The Beatles’ favourite drink: A heady cocktail
The Beatles’ growth can near enough be tracked by the substances they were consuming. If we plotted the strength of what they were taking next to their success, there would be a direct correlation line going up and up. But before there was acid and heroin in their final days, there were pub trips and post-show drinks as they started.
“The price of fame is not being able to go to the Phil for a quiet pint,” John Lennon once said about his favourite boozer, Philharmonic Dining Rooms in Liverpool. As the group went on to not only be famous but also to be the most famous band in the world, it’s easy to forget that they were once just mates playing small gigs in bars, pubs, and clubs, hoping to make it.
Long before the acid trips that inspired Sgt Pepper’s Lonely Hearts Club Band, or the stoned songwriting sessions introduced to them by Bob Dylan, things were relatively tame. Once they discovered more illicit substances, Lennon said, “We put down the drink and picked up the joint.” But before all that, the boys liked a good drink.
“I secured them an audition at Decca on New Year’s Day 1962,” their manager Brian Epstein recalled in his memoir. “They came to London and stayed at the Royal Hotel, paying 27 shillings a night for bed and breakfast. They were poor and I wasn’t rich, but we all celebrated with rum and scotch and Coke, which was becoming a Beatle drink even then.”
Deeming it the official “Beatle drink”, a rum and scotch and coke was the band’s favourite drink. There was a lot to celebrate in the world of the Beatles. Even right back at the very beginning, they always seemed to be on the rise, as if the world decided immediately that they would be something special. As they began their climb to the top, when their friendships were tight and their spirits were at an all-time high, ever excited by the future they were starting to see, they’d all toast with the same drink in hand like friends do.

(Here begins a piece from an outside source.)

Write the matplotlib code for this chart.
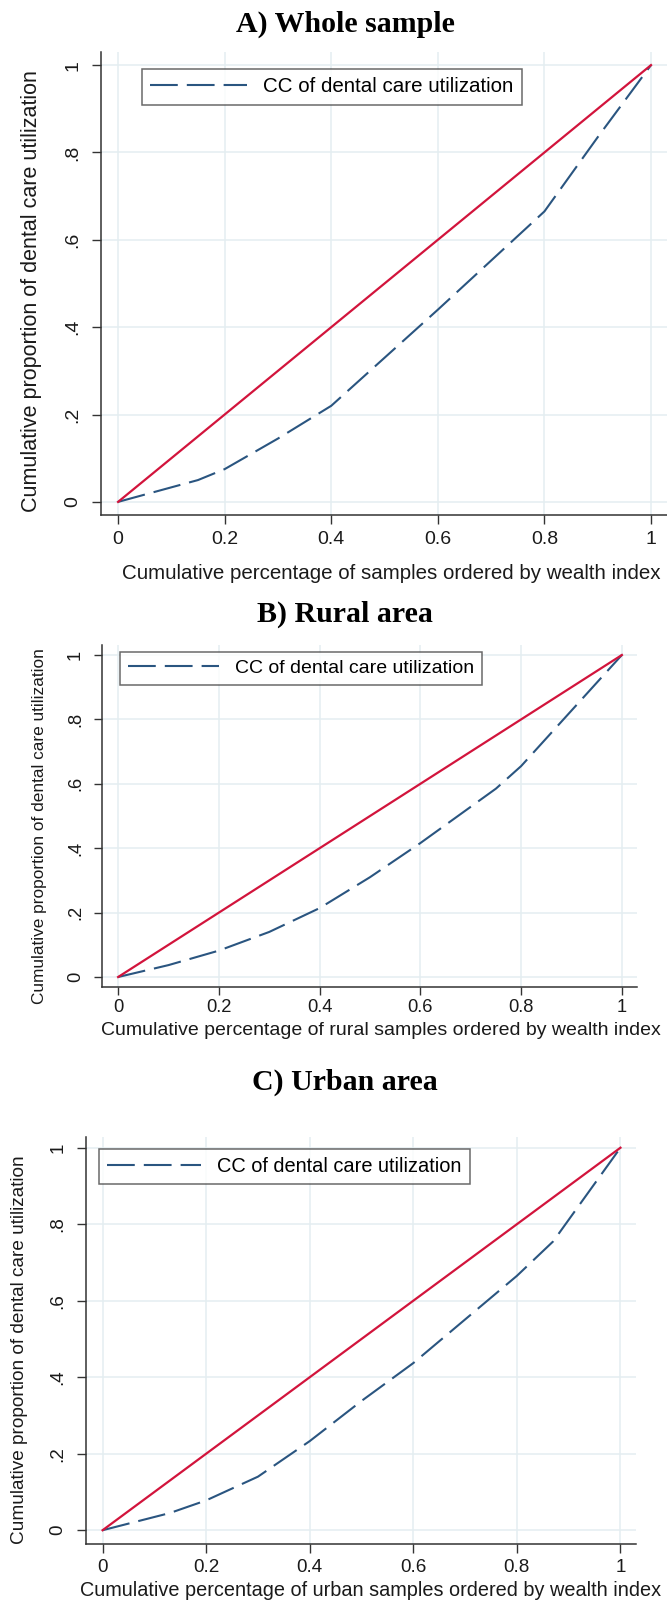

Then, as those achievements grew alongside their pay cheques, the calibre of their tipples did too. First, it was scotch and rum on special occasions, beer as standard. Later, that would morph into champagne in limousines during their US tour. By the end of the 1960s and early 1970s, their splintered relationships were reflected in their separate drinks of choice. During the Get Back sessions, Paul McCartney would be nursing a whiskey, George Harrison would have white wine, Ringo Starr liked a Cognac, and John Lennon was onto much heavier things.
While the strength of their substances correlates with their success, the changing nature of their tastes and the separation of their orders also correlate to their closeness. By the time the band was collapsing, there were no more toasts to be had and no longer a collective “Beatle drink”.
Nowadays, Paul McCartney is a tequila fan, always requesting his signature ‘Maccarita’ while Starr says he prefers, “Just working out and eating carrots.” While they’re now a long way from the hazy days of the 1960s, the two still get together and hopefully still toast the old times and their lost friends.